**WHAT YOU HAVE TO DO**.
Collect all the lines that mention the word "this".

*****

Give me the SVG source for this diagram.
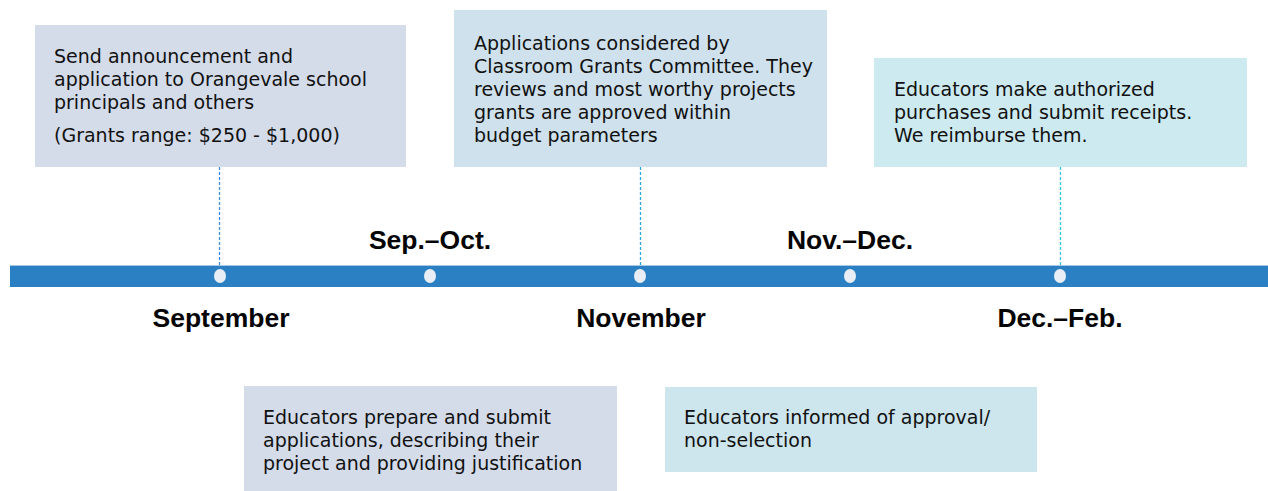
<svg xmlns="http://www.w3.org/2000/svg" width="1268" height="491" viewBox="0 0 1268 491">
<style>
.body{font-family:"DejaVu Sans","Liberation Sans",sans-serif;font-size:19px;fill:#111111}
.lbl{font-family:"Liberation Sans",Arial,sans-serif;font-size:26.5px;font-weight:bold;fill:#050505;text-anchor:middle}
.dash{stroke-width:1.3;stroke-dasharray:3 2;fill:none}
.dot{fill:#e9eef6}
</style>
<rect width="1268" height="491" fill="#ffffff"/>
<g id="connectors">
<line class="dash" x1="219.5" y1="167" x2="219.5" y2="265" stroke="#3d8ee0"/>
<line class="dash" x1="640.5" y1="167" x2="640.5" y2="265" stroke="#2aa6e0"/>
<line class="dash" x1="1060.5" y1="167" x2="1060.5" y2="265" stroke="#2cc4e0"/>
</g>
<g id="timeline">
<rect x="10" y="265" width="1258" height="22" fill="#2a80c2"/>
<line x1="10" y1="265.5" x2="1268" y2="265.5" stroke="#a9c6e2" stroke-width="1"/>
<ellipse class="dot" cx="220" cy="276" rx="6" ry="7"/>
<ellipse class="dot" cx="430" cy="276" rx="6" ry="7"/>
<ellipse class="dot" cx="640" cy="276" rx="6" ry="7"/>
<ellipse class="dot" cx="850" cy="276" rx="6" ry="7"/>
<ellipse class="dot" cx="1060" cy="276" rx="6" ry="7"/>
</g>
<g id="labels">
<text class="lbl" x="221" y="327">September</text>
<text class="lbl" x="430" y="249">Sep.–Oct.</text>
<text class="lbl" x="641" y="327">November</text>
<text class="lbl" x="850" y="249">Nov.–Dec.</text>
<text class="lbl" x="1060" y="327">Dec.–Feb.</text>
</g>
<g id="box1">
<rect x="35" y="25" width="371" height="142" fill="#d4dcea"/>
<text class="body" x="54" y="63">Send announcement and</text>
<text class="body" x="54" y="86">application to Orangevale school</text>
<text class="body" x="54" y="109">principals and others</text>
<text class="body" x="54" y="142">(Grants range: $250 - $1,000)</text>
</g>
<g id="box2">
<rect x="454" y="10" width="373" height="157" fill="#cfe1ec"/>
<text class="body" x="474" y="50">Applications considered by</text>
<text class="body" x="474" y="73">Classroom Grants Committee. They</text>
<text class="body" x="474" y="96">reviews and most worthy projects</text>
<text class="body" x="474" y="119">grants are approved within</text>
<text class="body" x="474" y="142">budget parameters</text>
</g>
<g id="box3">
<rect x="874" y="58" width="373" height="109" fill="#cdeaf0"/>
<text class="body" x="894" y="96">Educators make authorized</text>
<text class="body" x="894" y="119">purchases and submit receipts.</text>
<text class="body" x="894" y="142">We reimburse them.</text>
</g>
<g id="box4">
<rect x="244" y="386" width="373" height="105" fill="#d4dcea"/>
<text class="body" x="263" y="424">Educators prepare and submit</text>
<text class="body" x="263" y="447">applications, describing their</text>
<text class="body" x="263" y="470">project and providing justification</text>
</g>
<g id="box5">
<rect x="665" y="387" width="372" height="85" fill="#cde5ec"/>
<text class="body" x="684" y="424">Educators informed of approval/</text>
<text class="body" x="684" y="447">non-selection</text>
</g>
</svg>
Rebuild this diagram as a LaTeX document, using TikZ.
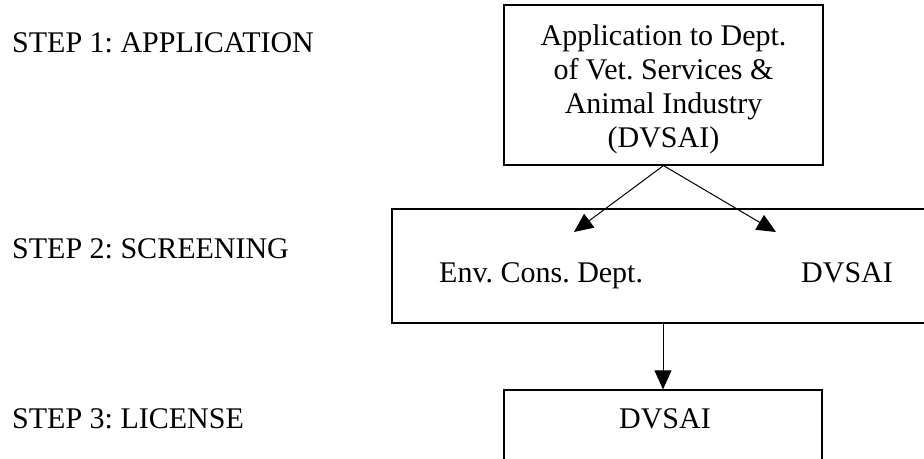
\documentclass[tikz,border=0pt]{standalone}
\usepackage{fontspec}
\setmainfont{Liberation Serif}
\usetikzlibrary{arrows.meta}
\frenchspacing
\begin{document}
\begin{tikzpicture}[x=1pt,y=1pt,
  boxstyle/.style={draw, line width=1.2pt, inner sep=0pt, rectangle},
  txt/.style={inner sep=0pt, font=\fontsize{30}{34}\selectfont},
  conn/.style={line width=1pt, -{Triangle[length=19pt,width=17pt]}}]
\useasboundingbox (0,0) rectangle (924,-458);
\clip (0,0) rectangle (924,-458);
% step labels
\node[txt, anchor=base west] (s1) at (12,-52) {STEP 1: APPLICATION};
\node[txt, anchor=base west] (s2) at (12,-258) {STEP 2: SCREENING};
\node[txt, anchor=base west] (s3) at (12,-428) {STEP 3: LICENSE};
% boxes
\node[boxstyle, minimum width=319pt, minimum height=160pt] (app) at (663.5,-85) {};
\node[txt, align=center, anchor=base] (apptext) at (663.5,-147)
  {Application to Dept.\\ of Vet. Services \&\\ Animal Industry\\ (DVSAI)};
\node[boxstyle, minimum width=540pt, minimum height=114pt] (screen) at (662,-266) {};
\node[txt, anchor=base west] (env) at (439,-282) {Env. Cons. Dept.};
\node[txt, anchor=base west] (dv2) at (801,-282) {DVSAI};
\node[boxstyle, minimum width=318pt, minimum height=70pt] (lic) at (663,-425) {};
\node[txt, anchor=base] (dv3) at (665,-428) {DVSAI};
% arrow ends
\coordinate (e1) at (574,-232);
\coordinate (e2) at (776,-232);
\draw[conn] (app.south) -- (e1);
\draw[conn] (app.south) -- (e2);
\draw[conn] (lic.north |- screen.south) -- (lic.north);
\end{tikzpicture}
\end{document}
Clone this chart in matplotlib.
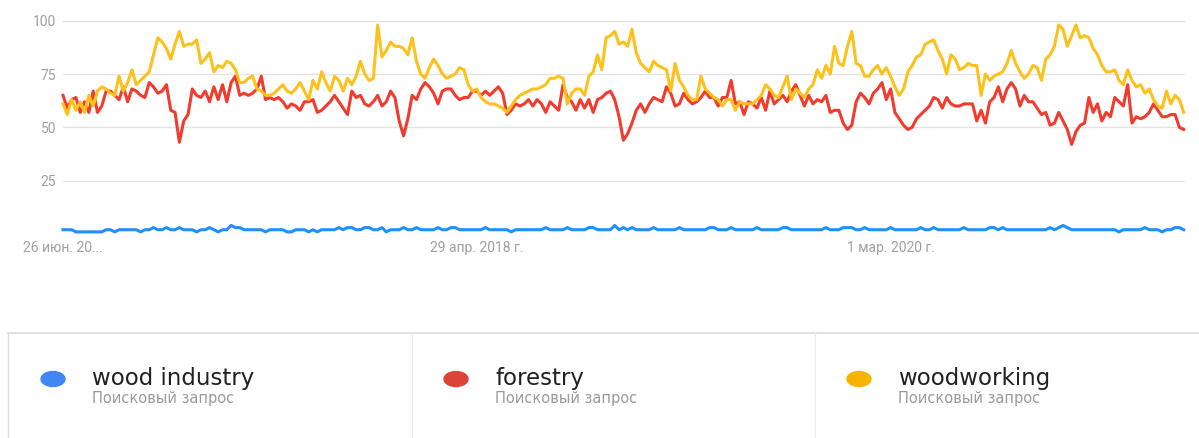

*****

**COMPLETE ANSWER**.
Give me the SVG source for this diagram.
Rebuild this diagram as a LaTeX document, using TikZ.
Clone this chart in matplotlib.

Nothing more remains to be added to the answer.